Les persécutions ont régulièrement forcé les Yézidis à émigrer, bien avant 2014. La diaspora yézidie compte des communautés importantes en Russie, en Arménie, en Géorgie et dans différents pays d’Europe, comme l’Allemagne, qui compterait jusqu’à 150 000 Yézidis depuis le génocide. En Belgique, ils seraient entre 5000 et 6000, principalement du côté de Liège, où ils possèdent leur propre centre culturel.
Le génocide a entraîné le déplacement de 400 000 Yézidis, dont beaucoup sont encore réfugiés dans des camps du Kurdistan irakien. Ces camps, conçus pour une durée éphémère, sont devenus de véritables petites villes, dotées d’écoles, de magasins et de terrains de sport.

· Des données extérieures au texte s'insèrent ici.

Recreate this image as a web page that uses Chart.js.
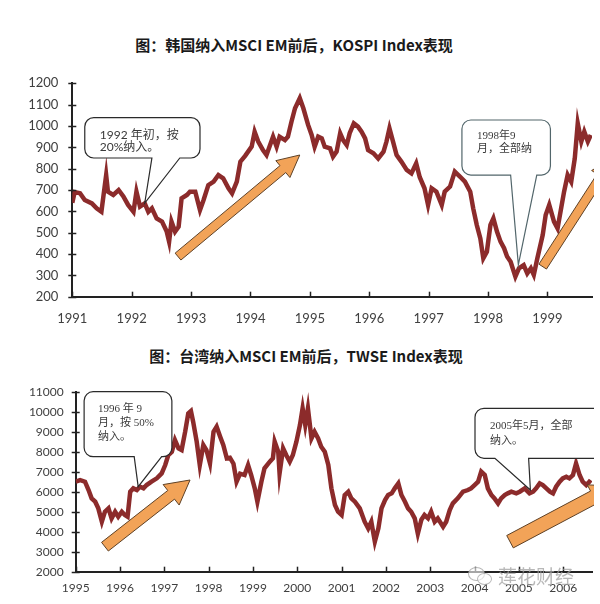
<!DOCTYPE html>
<html>
<head>
<meta charset="utf-8">
<script src="https://cdn.jsdelivr.net/npm/chart.js@4.4.1/dist/chart.umd.min.js"></script>
<style>
  body { margin: 0; width: 600px; height: 604px; background: #fff; position: relative; overflow: hidden; }
  .title { position: absolute; transform: translateX(-50%); white-space: nowrap;
           font-family: "Noto Sans CJK SC", sans-serif; font-weight: bold; font-size: 15px;
           line-height: 20px; color: #1a1a1a; }
  canvas { position: absolute; left: 0; }
  #wm { position: absolute; left: 466px; top: 563px; height: 26px; white-space: nowrap;
        font-family: "Noto Sans CJK SC", sans-serif; font-size: 19px; color: rgba(160,160,160,0.75); }
  #wm .b1, #wm .b2 { position: absolute; border: 1.5px solid rgba(160,160,160,0.75); border-radius: 50%; background: rgba(255,255,255,0.6); }
  #wm .b1 { left: 2px; top: 4px; width: 15px; height: 12px; }
  #wm .b2 { left: 11px; top: 10px; width: 13px; height: 10px; }
  #wm span.t { position: absolute; left: 32px; top: -1px; }
</style>
</head>
<body>
<div class="title" style="left:294px; top:35px;">图：韩国纳入MSCI EM前后，KOSPI Index表现</div>
<div class="title" style="left:306px; top:346px;">图：台湾纳入MSCI EM前后，TWSE Index表现</div>
<canvas id="kospi" width="600" height="275" style="top:60px"></canvas>
<canvas id="twse" width="600" height="239" style="top:365px"></canvas>
<div id="wm"><div class="b1"></div><div class="b2"></div><span class="t">莲花财经</span></div>
<script>
// KOSPI (decimal year, index level)
const kospiYears = [1991.00,1991.04,1991.13,1991.21,1991.33,1991.41,1991.49,1991.57,1991.60,1991.69,1991.78,1991.86,1991.94,
  1992.03,1992.08,1992.14,1992.22,1992.28,1992.34,1992.42,1992.51,1992.59,1992.63,1992.67,1992.73,1992.79,1992.84,1992.93,1992.98,
  1993.07,1993.15,1993.21,1993.29,1993.38,1993.46,1993.54,1993.63,1993.69,1993.77,1993.83,1993.91,
  1994.02,1994.07,1994.13,1994.21,1994.27,1994.33,1994.38,1994.44,1994.49,1994.58,1994.63,1994.69,1994.75,1994.83,1994.89,1994.97,
  1995.03,1995.08,1995.14,1995.20,1995.25,1995.34,1995.39,1995.45,1995.51,1995.56,1995.62,1995.67,1995.74,1995.81,1995.87,1995.93,1995.98,
  1996.07,1996.15,1996.24,1996.29,1996.34,1996.40,1996.46,1996.54,1996.63,1996.71,1996.79,1996.85,1996.93,1996.99,
  1997.05,1997.13,1997.22,1997.27,1997.36,1997.44,1997.53,1997.61,1997.70,1997.75,1997.81,1997.87,1997.92,1997.98,
  1998.04,1998.09,1998.15,1998.21,1998.27,1998.32,1998.38,1998.46,1998.52,1998.60,1998.66,1998.72,1998.77,1998.83,1998.92,1998.97,
  1999.03,1999.11,1999.17,1999.23,1999.28,1999.34,1999.40,1999.46,1999.51,1999.57,1999.62,1999.68,1999.73];
const kospiValues = [640,690,685,653,637,614,598,770,692,677,700,670,630,
  598,692,622,637,598,614,567,552,505,458,552,505,528,661,677,692,
  692,606,653,723,739,770,755,708,684,739,833,860,
  903,973,927,887,864,911,950,903,950,934,950,1020,1083,1130,1083,1005,
  958,903,950,942,903,895,856,880,966,934,911,966,1012,997,973,942,887,
  872,848,880,927,989,927,864,833,794,778,825,760,708,630,
  708,692,630,692,716,786,762,739,692,614,536,473,380,411,
  536,567,505,458,427,388,364,294,333,348,309,333,302,380,489,583,
  630,552,520,614,692,770,739,848,1012,927,973,927,958];
const kospiXTicks = [1991,1992,1993,1994,1995,1996,1997,1998,1999];

// TWSE
const twseYears = [1995.00,1995.10,1995.21,1995.29,1995.36,1995.44,1995.51,1995.59,1995.66,1995.74,1995.81,1995.89,1995.96,
  1996.04,1996.11,1996.17,1996.23,1996.30,1996.38,1996.45,1996.53,1996.60,1996.71,1996.83,1996.94,
  1997.02,1997.09,1997.17,1997.24,1997.32,1997.39,1997.47,1997.54,1997.60,1997.65,1997.73,1997.80,1997.88,1997.95,
  1998.03,1998.11,1998.18,1998.26,1998.33,1998.41,1998.48,1998.56,1998.63,1998.71,1998.81,1998.89,1998.96,
  1999.04,1999.10,1999.19,1999.26,1999.38,1999.45,1999.49,1999.57,1999.60,1999.68,1999.75,1999.83,1999.90,1999.98,
  2000.06,2000.12,2000.18,2000.24,2000.32,2000.39,2000.47,2000.54,2000.62,2000.70,2000.77,2000.85,2000.92,2001.00,
  2001.07,2001.15,2001.22,2001.30,2001.41,2001.52,2001.60,2001.67,2001.75,2001.83,2001.90,2001.98,
  2002.05,2002.13,2002.20,2002.28,2002.35,2002.43,2002.50,2002.57,2002.65,2002.72,2002.80,2002.87,2002.95,
  2003.02,2003.10,2003.17,2003.29,2003.36,2003.44,2003.51,2003.62,2003.74,2003.85,2003.92,
  2004.00,2004.08,2004.15,2004.23,2004.30,2004.38,2004.45,2004.53,2004.60,2004.68,2004.75,2004.83,2004.94,
  2005.02,2005.13,2005.24,2005.32,2005.39,2005.47,2005.54,2005.62,2005.70,2005.77,2005.84,2005.92,2005.99,
  2006.07,2006.14,2006.22,2006.29,2006.37,2006.44,2006.52,2006.59,2006.62];
const twseValues = [6500,6583,6500,6083,5667,5500,5167,4500,5000,5167,4667,5000,4750,
  5000,4833,4750,6000,6167,6083,6250,6167,6333,6500,6667,6917,
  7333,7833,8000,8583,8167,8083,9000,9917,10033,9500,8500,7333,8333,8083,
  7417,9000,9250,8750,8333,7667,7700,7400,6500,6900,6833,7333,6833,
  6167,5500,6500,7167,7500,7667,8500,8000,6917,8167,7833,7500,7833,8500,
  9333,10167,9333,10167,8667,9000,8667,8250,8000,7333,6167,5333,5000,4833,
  5833,6000,5667,5500,5167,4500,4167,4500,3500,4167,5167,5583,
  5833,5917,6167,6417,5833,5500,5167,5000,4667,3900,4600,4833,4667,
  5000,4500,4667,4250,4500,5083,5417,5667,6000,6083,6167,
  6333,6500,7000,6833,6167,5833,5667,5417,5667,5833,5917,6000,5917,
  6000,6167,5917,6000,6167,6417,6333,6167,6000,5917,6250,6500,6667,
  6750,6667,6833,7417,6833,6500,6333,6500,6583];
const twseXTicks = [1995,1996,1997,1998,1999,2000,2001,2002,2003,2004,2005,2006];

// callouts and arrows, placed in data coordinates
const kospiNotes = [
  { lines: ["1992 年初，按", "20%纳入。"], box: [1991.21, 1039, 1993.15, 850], base: [1992.34, 1992.81], tip: [1992.22, 639],
    font: "12px Lato, 'Noto Sans CJK SC'", dx: 15, dy: 17, lh: 12, stroke: "#2a2a2a" },
  { lines: ["1998年9", "月，全部纳"], box: [1997.56, 1028, 1999.05, 770], base: [1998.38, 1998.82], tip: [1998.51, 349],
    font: "11px 'Liberation Serif', 'Noto Sans CJK SC'", dx: 15, dy: 16, lh: 13.5, stroke: "#52666b" }
];
const kospiArrows = [
  { from: [1992.78, 388], to: [1994.83, 864], shaft: 4.5, head: 11, len: 22 },
  { from: [1998.92, 341], to: [2000.1, 850], shaft: 4.5, head: 11, len: 22 }
];
const twseNotes = [
  { lines: ["1996 年 9", "月，按 50%", "纳入。"], box: [1995.19, 11000, 1997.17, 7750], base: [1996.32, 1996.94], tip: [1996.41, 6250],
    font: "11px 'Liberation Serif', 'Noto Sans CJK SC'", dx: 14, dy: 17, lh: 14, stroke: "#2a2a2a" },
  { lines: ["2005年5月，全部", "纳入。"], box: [2004.01, 10170, 2007.3, 7670], base: [2004.46, 2005.22], tip: [2005.26, 6085],
    font: "11px 'Liberation Serif', 'Noto Sans CJK SC'", dx: 15, dy: 18, lh: 15, stroke: "#2a2a2a" }
];
const twseArrows = [
  { from: [1995.66, 3250], to: [1997.58, 6585], shaft: 5.5, head: 13, len: 24 },
  { from: [2004.80, 3500], to: [2007.17, 6285], shaft: 7, head: 14, len: 24 }
];

function calloutPath(ctx, x0, y0, x1, y1, r, b1, b2, tx, ty) {
  ctx.beginPath();
  ctx.moveTo(x0 + r, y0);
  ctx.lineTo(x1 - r, y0); ctx.arcTo(x1, y0, x1, y0 + r, r);
  ctx.lineTo(x1, y1 - r); ctx.arcTo(x1, y1, x1 - r, y1, r);
  ctx.lineTo(b2, y1); ctx.lineTo(tx, ty); ctx.lineTo(b1, y1);
  ctx.lineTo(x0 + r, y1); ctx.arcTo(x0, y1, x0, y1 - r, r);
  ctx.lineTo(x0, y0 + r); ctx.arcTo(x0, y0, x0 + r, y0, r);
  ctx.closePath();
}

function arrowPath(ctx, ax, ay, bx, by, w, h, L) {
  const d = Math.hypot(bx - ax, by - ay), ux = (bx - ax) / d, uy = (by - ay) / d;
  const nx = -uy, ny = ux, cx = bx - ux * L, cy = by - uy * L;
  ctx.beginPath();
  ctx.moveTo(ax + nx * w, ay + ny * w);
  ctx.lineTo(cx + nx * w, cy + ny * w);
  ctx.lineTo(cx + nx * h, cy + ny * h);
  ctx.lineTo(bx, by);
  ctx.lineTo(cx - nx * h, cy - ny * h);
  ctx.lineTo(cx - nx * w, cy - ny * w);
  ctx.lineTo(ax - nx * w, ay - ny * w);
  ctx.closePath();
}

// axis tick marks (they sit on the inside / cross the axis, Excel style)
const tickMarks = {
  id: "tickMarks",
  afterDraw(chart) {
    const { ctx, chartArea, scales: { x, y } } = chart;
    ctx.save();
    ctx.strokeStyle = "#222"; ctx.lineWidth = 1.5;
    y.ticks.forEach(t => {
      const py = Math.round(y.getPixelForValue(t.value)) + 0.5;
      ctx.beginPath(); ctx.moveTo(chartArea.left - 4, py); ctx.lineTo(chartArea.left + 4, py); ctx.stroke();
    });
    x.ticks.forEach(t => {
      const px = Math.round(x.getPixelForValue(t.value)) + 0.5;
      ctx.beginPath(); ctx.moveTo(px, chartArea.bottom - 5); ctx.lineTo(px, chartArea.bottom); ctx.stroke();
    });
    ctx.restore();
  }
};

const notesPlugin = {
  id: "notes",
  afterDatasetsDraw(chart, args, opts) {
    const { ctx, chartArea, scales: { x, y } } = chart;
    const X = v => x.getPixelForValue(v), Y = v => y.getPixelForValue(v);
    ctx.save();
    ctx.beginPath(); ctx.rect(0, 0, chartArea.right + 2, chart.height); ctx.clip();
    opts.arrows.forEach(a => {
      arrowPath(ctx, X(a.from[0]), Y(a.from[1]), X(a.to[0]), Y(a.to[1]), a.shaft, a.head, a.len);
      ctx.fillStyle = "#f2a358"; ctx.fill();
      ctx.strokeStyle = "#5e4126"; ctx.lineWidth = 1; ctx.stroke();
    });
    opts.notes.forEach(n => {
      const x0 = X(n.box[0]), y0 = Y(n.box[1]), x1 = X(n.box[2]), y1 = Y(n.box[3]);
      calloutPath(ctx, x0, y0, x1, y1, 9, X(n.base[0]), X(n.base[1]), X(n.tip[0]), Y(n.tip[1]));
      ctx.fillStyle = "#fff"; ctx.fill();
      ctx.strokeStyle = n.stroke; ctx.lineWidth = 1.2; ctx.stroke();
      ctx.fillStyle = "#3a3a3a"; ctx.font = n.font; ctx.textBaseline = "middle"; ctx.textAlign = "left";
      n.lines.forEach((s, i) => ctx.fillText(s, x0 + n.dx, y0 + n.dy + i * n.lh));
    });
    ctx.restore();
  }
};

function makeChart(id, years, values, xTicks, xmin, xmax, ymin, ymax, ystep, fontSize, pad, yWidth, xHeight, labelPad, notes, arrows) {
  return new Chart(document.getElementById(id), {
    type: "line",
    data: {
      datasets: [{
        data: years.map((yr, i) => ({ x: yr, y: values[i] })),
        borderColor: "#8c2b2b",
        borderWidth: 4.5,
        pointRadius: 0,
        tension: 0,
        borderJoinStyle: "miter"
      }]
    },
    options: {
      responsive: false,
      animation: false,
      devicePixelRatio: 1,
      layout: { padding: pad },
      plugins: { legend: { display: false }, tooltip: { enabled: false }, notes: { notes, arrows } },
      scales: {
        x: {
          type: "linear", min: xmin, max: xmax,
          grid: { display: false, drawTicks: false },
          border: { display: true, color: "#222", width: 2 },
          afterBuildTicks: s => { s.ticks = xTicks.map(v => ({ value: v })); },
          afterFit: s => { s.height = xHeight; },
          ticks: { autoSkip: false, maxRotation: 0, padding: labelPad.x, color: "#404040",
                   font: { family: "Lato", size: fontSize }, callback: v => String(v) }
        },
        y: {
          min: ymin, max: ymax,
          grid: { display: false, drawTicks: false },
          border: { display: true, color: "#222", width: 2 },
          afterFit: s => { s.width = yWidth; },
          ticks: { stepSize: ystep, padding: labelPad.y, color: "#404040",
                   font: { family: "Lato", size: fontSize }, callback: v => String(v) }
        }
      }
    },
    plugins: [tickMarks, notesPlugin]
  });
}

makeChart("kospi", kospiYears, kospiValues, kospiXTicks, 1991, 1999.75, 200, 1200, 100, 13,
  { left: 0, right: 8, top: 23.3, bottom: 0 }, 72.3, 38.3, { x: 14, y: 14 }, kospiNotes, kospiArrows);
makeChart("twse", twseYears, twseValues, twseXTicks, 1995, 2006.65, 2000, 11000, 1000, 12,
  { left: 0, right: 8, top: 26.7, bottom: 0 }, 75.7, 32.3, { x: 9, y: 12 }, twseNotes, twseArrows);
</script>
</body>
</html>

L’instabilité politique de la région empêche une grande partie des Yézidis de revenir à Sinjar, une ville en grande partie détruite.
Un peuple en quête de justice
Depuis 2014, la communauté yézidie est en quête de justice, portée par sa figure de proue, Nadia Murad. Cette jeune femme a été réduite en esclavage par l’EI, avant de s’engager à sa libération pour la reconstruction du Sinjar, la reconnaissance du génocide et la poursuite de ses auteurs. Un engagement qui lui a permis de décrocher le Prix Nobel de la paix en 2018.
En 2021, une enquête spéciale de l’Onu a confirmé qu’il y avait une "preuve claire et convaincante qu’un génocide a été commis par l’EI contre les Yézidis en tant que groupe religieux". Plusieurs organisations internationales et états ont aussi reconnu ce génocide, parmi lesquels le parlement européen, les États-Unis, le Royaume-Uni, l’Allemagne et la Belgique.
Les Yézidis demandent que les responsables de ces exactions soient traduits devant Cour pénale internationale (CPI), ce qui est actuellement très compliqué. Ni l’Irak, ni la Syrie n’ont ratifié le traité fondateur de la CPI. De plus, les crimes de génocide n’existent pas dans le Code pénal irakien. La CPI pourrait toutefois être saisie par le Conseil de sécurité de l’Onu, mais la Russie a plusieurs fois émis un veto, de crainte que le régime de son allié Bachar al-Assad ne soit également accusé de crimes de guerre.
En 2021, la justice allemande a prononcé une condamnation historique. Un djihadiste irakien a pour la première fois été reconnu coupable de génocide et de crimes contre l’humanité, après avoir laissé mourir de soif une fillette yézidie, réduite en esclavage avec sa mère.
Une exposition et un livre, pour ne jamais oublier
À Liège, la Cité Miroir accueille jusqu’au 12 septembre 2024 l’exposition photo "Yézidis, soleil invaincu. Dix ans après le génocide", organisée par la Fédération Wallonie-Bruxelles.
Réunissant les photos de Johanna de Tessières et les textes de l’ancien journaliste de La Libre Belgique Christophe Lamfalussy, elle a pour objectif de "commémorer les victimes du génocide et mettre en lumière l’incroyable force de résistance et de résilience de cette minorité". Textes et clichés qui seront également rassemblés dans un livre.